From the moment you set foot in the boomtowns of the Rio Grande Valley, you sense you are watching a gold rush, headlong and free spirited and corrupt and ingenious. Stand on a corner some morning in Laredo, Texas, and watch the first of 8,000 trucks a day hauling the global economy north and south, 18-wheelers full of bulldozer claws and baby cribs, all passing through a town that once didn't bother to pave the streets. Now it can't pour concrete fast enough. The banks are open 7 to 7, seven days a week; the pager shops are everywhere. All the roads are being widened, their shoulders littered with pieces of blown-out tires. Locals say you are not really a borderlander until your windshield has been broken at least once, by one of the rocks flying out from under the big rigs.
Much of the border is still desperately poor. McAllen, Texas, at the heart of the fourth fastest-growing metro area in the U.S., is America's poorest city, the Commerce Department announced last month, with an average per capita income of $13,339 a year. But people on both sides are helping one another do the deals, cut the corners, take a region that was forever left behind and turn it into the New Frontier. The NAFTA (North American Free Trade Agreement) prospectors saw in the opening of the border a chance to make a killing by taking factories that would otherwise head to Malaysia and plunking them down right across the border, where the average Mexican worker earns slightly more in a day than an American makes in an hour and where the highways run all the way to Canada.
That means that both countries are growing more dependent on this relationship every day. Mexicans all across the interior follow the North Star chasing the jobs. There are now four or five cities the size of Cleveland, Ohio, sitting right next door, and 25 years from now as much as 40% of the entire Mexican population may be living on the border. The region is Mexico's economic engine, a huge commercial classroom where the unskilled workers who were making gauze eye patches in 1980 now make ATMs and modems and the most popular Sony color TV sold in the U.S.

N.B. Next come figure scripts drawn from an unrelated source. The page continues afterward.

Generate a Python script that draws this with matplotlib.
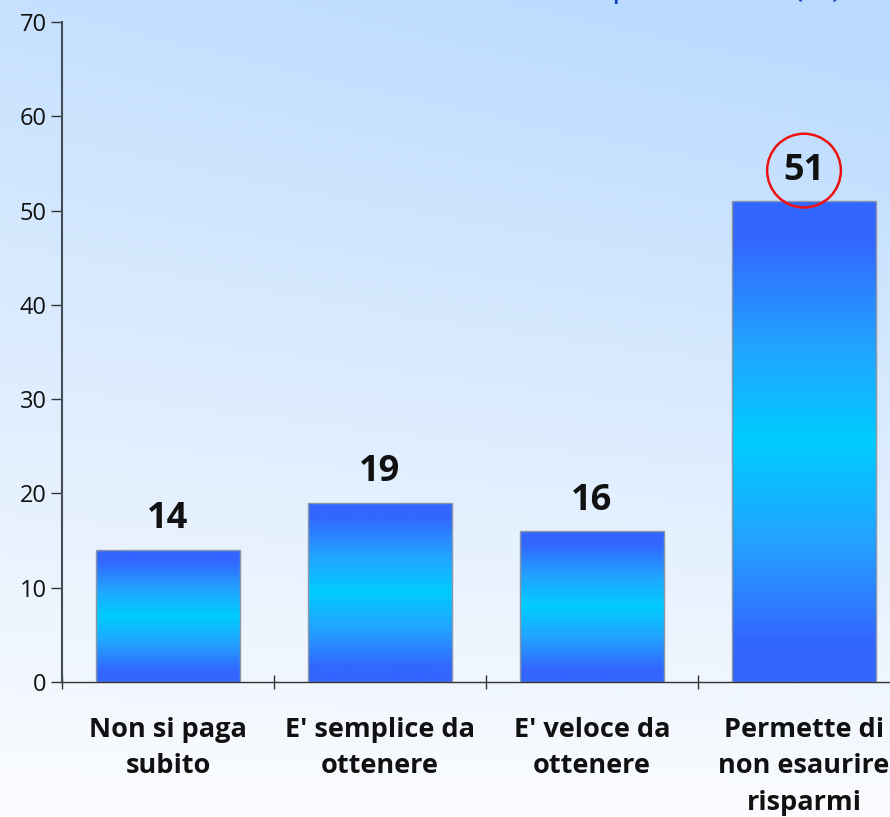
import numpy as np
import matplotlib
matplotlib.use("Agg")
import matplotlib.pyplot as plt
from matplotlib.colors import LinearSegmentedColormap

categories = ["Non si paga\nsubito", "E' semplice da\nottenere", "E' veloce da\nottenere", "Permette di\nnon esaurire\nrisparmi"]
values = [14, 19, 16, 51]
highlight = [False, False, False, True]
yticks = [0, 10, 20, 30, 40, 50, 60, 70]
title = "Motivi della preferenza (%)"

plt.rcParams['font.family'] = ['Open Sans', 'DejaVu Sans']

W, H = 890, 817
fig = plt.figure(figsize=(W/100, H/100), dpi=100)

# background gradient
bg = fig.add_axes([0, 0, 1, 1], zorder=-10)
bg.set_axis_off()
yy, xx = np.mgrid[0:1:200j, 0:1:200j]
t = np.clip(0.8*yy + 0.25*xx*yy, 0, 1)  # yy=1 at top (origin lower)
c_low = np.array([0xfb, 0xfc, 0xff]) / 255
c_high = np.array([0xb9, 0xda, 0xfe]) / 255
img = c_low[None, None, :]*(1-t[..., None]) + c_high[None, None, :]*t[..., None]
bg.imshow(img, origin='lower', extent=[0, 1, 0, 1], aspect='auto')
bg.set_xlim(0, 1); bg.set_ylim(0, 1)

left = 62/W
bottom = (H-682)/H
width = 848/W
height = 660/H
ax = fig.add_axes([left, bottom, width, height])
ax.patch.set_alpha(0)

x = np.arange(len(values))
bw = 0.675
bars = ax.bar(x, values, width=bw, color='none', edgecolor='#8a96a6', linewidth=1.0, zorder=3)

cmap = LinearSegmentedColormap.from_list('g', [(0, '#3366ff'), (0.08, '#3366ff'), (0.3, '#22a4ff'),
                                               (0.5, '#00ccff'), (0.7, '#22a4ff'), (0.92, '#3366ff'), (1, '#3366ff')])
grad = np.linspace(0, 1, 256).reshape(-1, 1)
for b in bars:
    x0, y0 = b.get_x(), b.get_y()
    im = ax.imshow(grad, cmap=cmap, origin='lower', aspect='auto',
                   extent=[x0, x0 + b.get_width(), y0, y0 + b.get_height()], zorder=2)
    im.set_clip_path(b)

ax.set_xlim(-0.5, len(values) - 0.5)
ax.set_ylim(0, 70)
ax.set_yticks(yticks)
ax.set_yticklabels([str(v) for v in yticks], fontsize=17, color='#111111')
ax.set_xticks(np.arange(len(values) + 1) - 0.5, minor=False)
ax.set_xticklabels([])
ax.set_xticks(x, minor=True)
ax.set_xticklabels(categories, minor=True, fontsize=19.5, fontweight='bold', color='#111111', linespacing=1.52)
ax.tick_params(axis='x', which='minor', length=0, pad=25)
ax.tick_params(axis='x', which='major', length=10, direction='inout', color='#333333', width=1.0)
ax.tick_params(axis='y', length=8, direction='out', color='#333333', width=1.0, pad=3)
for s in ['top', 'right']:
    ax.spines[s].set_visible(False)
ax.spines['left'].set_color('#444c55')
ax.spines['left'].set_linewidth(1.5)
ax.spines['bottom'].set_color('#333333')
ax.spines['bottom'].set_linewidth(1.0)
ax.set_xlim(-0.5, len(values) - 0.5)

for xi, v, h in zip(x, values, highlight):
    kw = {}
    if h:
        kw['bbox'] = dict(boxstyle='circle,pad=0.45', fc='none', ec='#ee1111', lw=1.8)
    ax.annotate(str(v), (xi, v), xytext=(0, 22), textcoords='offset points',
                ha='center', va='center', fontsize=26, fontweight='bold', color='#111111', zorder=5, **kw)

fig.text(842/W, 1 + 4/H, title, ha='right', va='baseline', fontsize=24.5, color='#1040c0')

fig.savefig('out.png', dpi=100)
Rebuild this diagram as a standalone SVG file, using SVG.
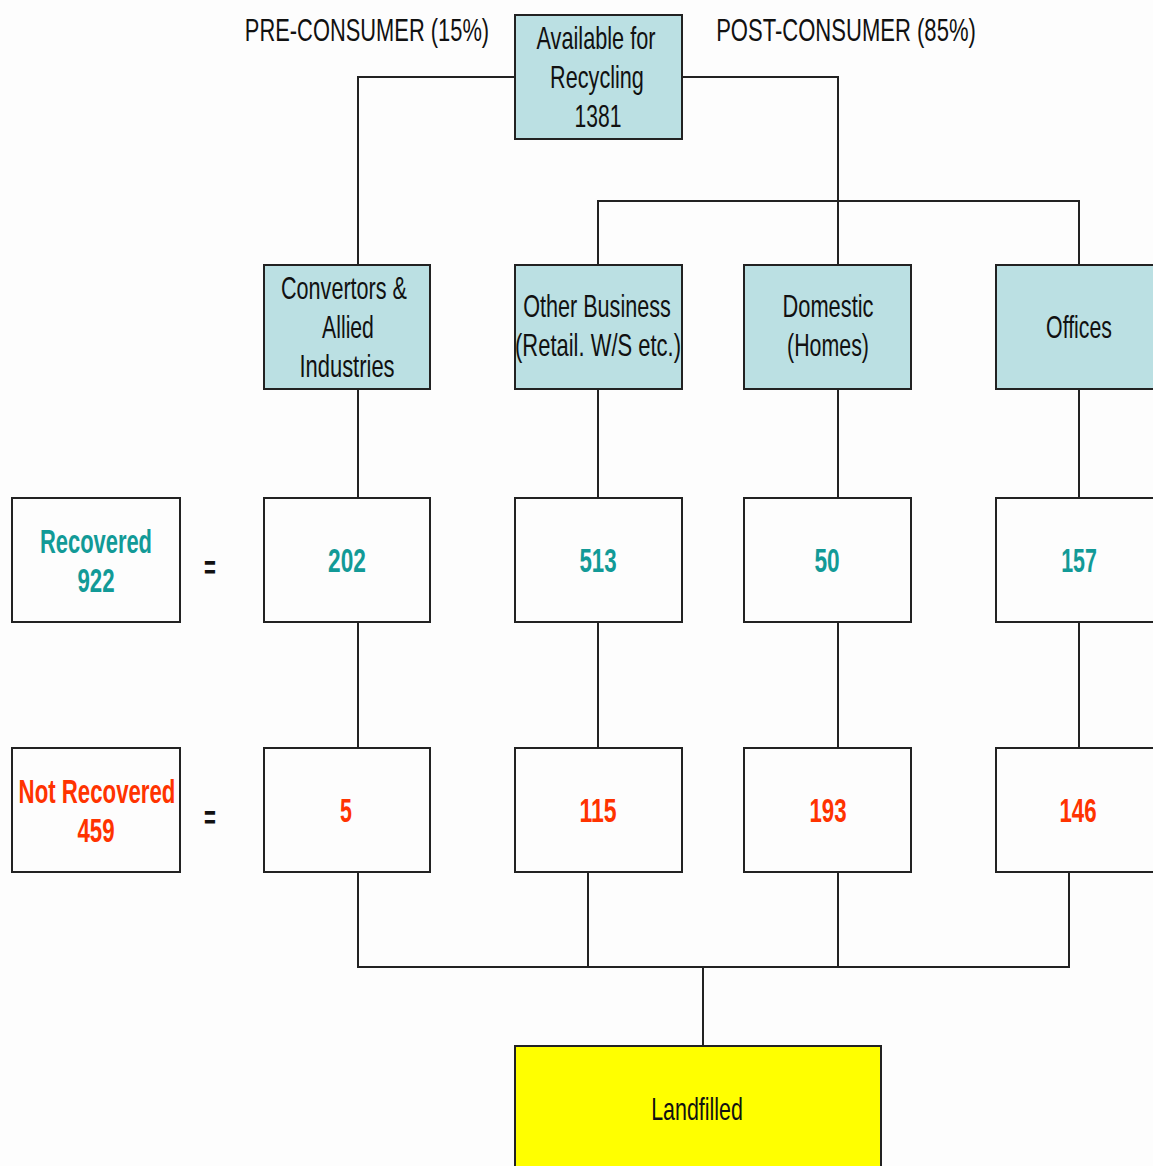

As for the U.S., it imports not just the gizmos and gadgets but also a way of life, thanks to a shadow labor force that lets Americans eat out once a week because restaurants can hire dishwashers for sub-minimum wage. The U.S. depends on the maids and gardeners and carpenters and home-health-care workers whose children will probably become teachers and technicians and surgeons and Senators. If they all put down their tools tomorrow, the U.S. wouldn't be arguing about whether it is in a recession.